French Equities Edges Higher as CAC 40 Navigates Trade and Tech Concerns
The CAC 40 benchmark, tracking France’s 40 largest stocks on Euronext Paris, is making modest gains amid a complex global environment shaped by protectionist policies and artificial intelligence disruption worries. Trading at 8,507.33, the index edges up 0.12 percent from its previous close of 8,497.17, with intraday movements contained between 8,461.88 and 8,509.21. Over the past 12 months, the index has accumulated a 5.1 percent gain.
Market Sentiment Remains Fragile on Tariff Uncertainty
Trade headwinds continue to weigh on investor confidence. The aftermath of sweeping tariff announcements and renewed negotiations uncertainty surrounding US-Europe trade agreements have kept market participants on high alert. Adding to the nervous disposition, the European Parliament postponed its vote on the US-Europe accord for the second consecutive time, extending the period of policy uncertainty. Consequently, 15 of the 40 stocks in the benchmark are trading below the flatline despite the index’s modest positive bias. Geopolitical tensions and trade policy reversals remain key risk factors driving the current cautious sentiment.
Sectoral Winners and Losers Reflect Divergent Economic Narratives
Performance disparities across the index highlight shifting market dynamics. Semiconductor and automotive stocks led the gainers’ list, with STMicroelectronics, Renault, and Stellantis each advancing nearly 2 percent. Consumer staples players Engie, Carrefour, and the exchange operator Euronext recorded overnight climbs of approximately 1.5 percent, suggesting some rotation toward defensive positioning.
Conversely, technology and finance sectors bore the brunt of selling pressure. Capgemini spearheaded the decline, dropping 2.9 percent as concerns about AI-driven business disruption intensified. Financial institutions Credit Agricole, Societe Generale, and BNP Paribas each surrendered more than 1.7 percent, reflecting broader worries that traditional banking and financial services may face structural headwinds from technological transformation and potential interest rate pressures.
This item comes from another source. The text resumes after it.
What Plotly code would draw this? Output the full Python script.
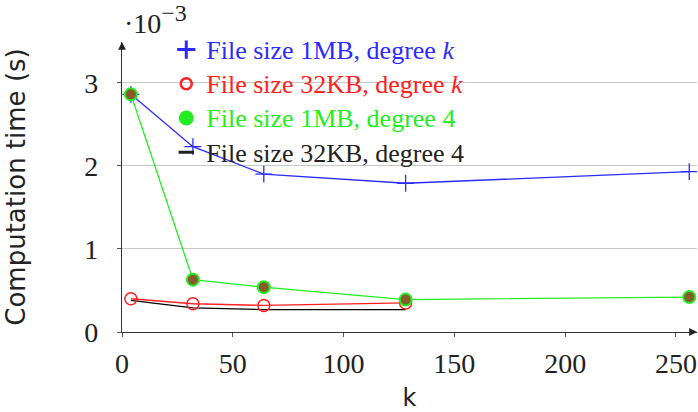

Treasury Yields Retreat While Dollar Strengthens
The demand for safe-haven assets triggered a broad retreat in sovereign bond yields across global markets. France’s 10-year government bond yields slipped 0.49 percent to settle at 3.266 percent, compared to the earlier level of 3.282 percent. Yield fluctuations during the trading session ranged between 3.284 percent and 3.265 percent, indicating relatively compressed volatility in the fixed income space.
Concurrently, the U.S. Dollar continues its firming trajectory, with the six-currency Dollar Index climbing to 97.87, a 0.17 percent gain from the previous close of 97.71. The EUR/USD pair edges lower by 0.03 percent to 1.1781, oscillating between 1.1797 and 1.1768 throughout the session. The EUR/GBP pair retreated 0.05 percent to 0.8734, while the EUR/JPY pair surged 0.69 percent to 183.51, buoyed by ongoing yen weakness and relative euro strength.
What Lies Ahead for European Markets
The modest upward movement in the CAC 40 represents a balance between structural economic concerns and tactical positioning. Trade policy uncertainty, coupled with technology sector anxiety, continues to create headwinds that limit aggressive bullish bets. Nevertheless, defensive sectors and selective strength in industrials suggest investors are discriminating between opportunities and risks rather than pursuing wholesale retreat. The next major catalyst will likely emerge from clarity on tariff negotiations and corporate earnings revisions in light of AI-driven productivity questions.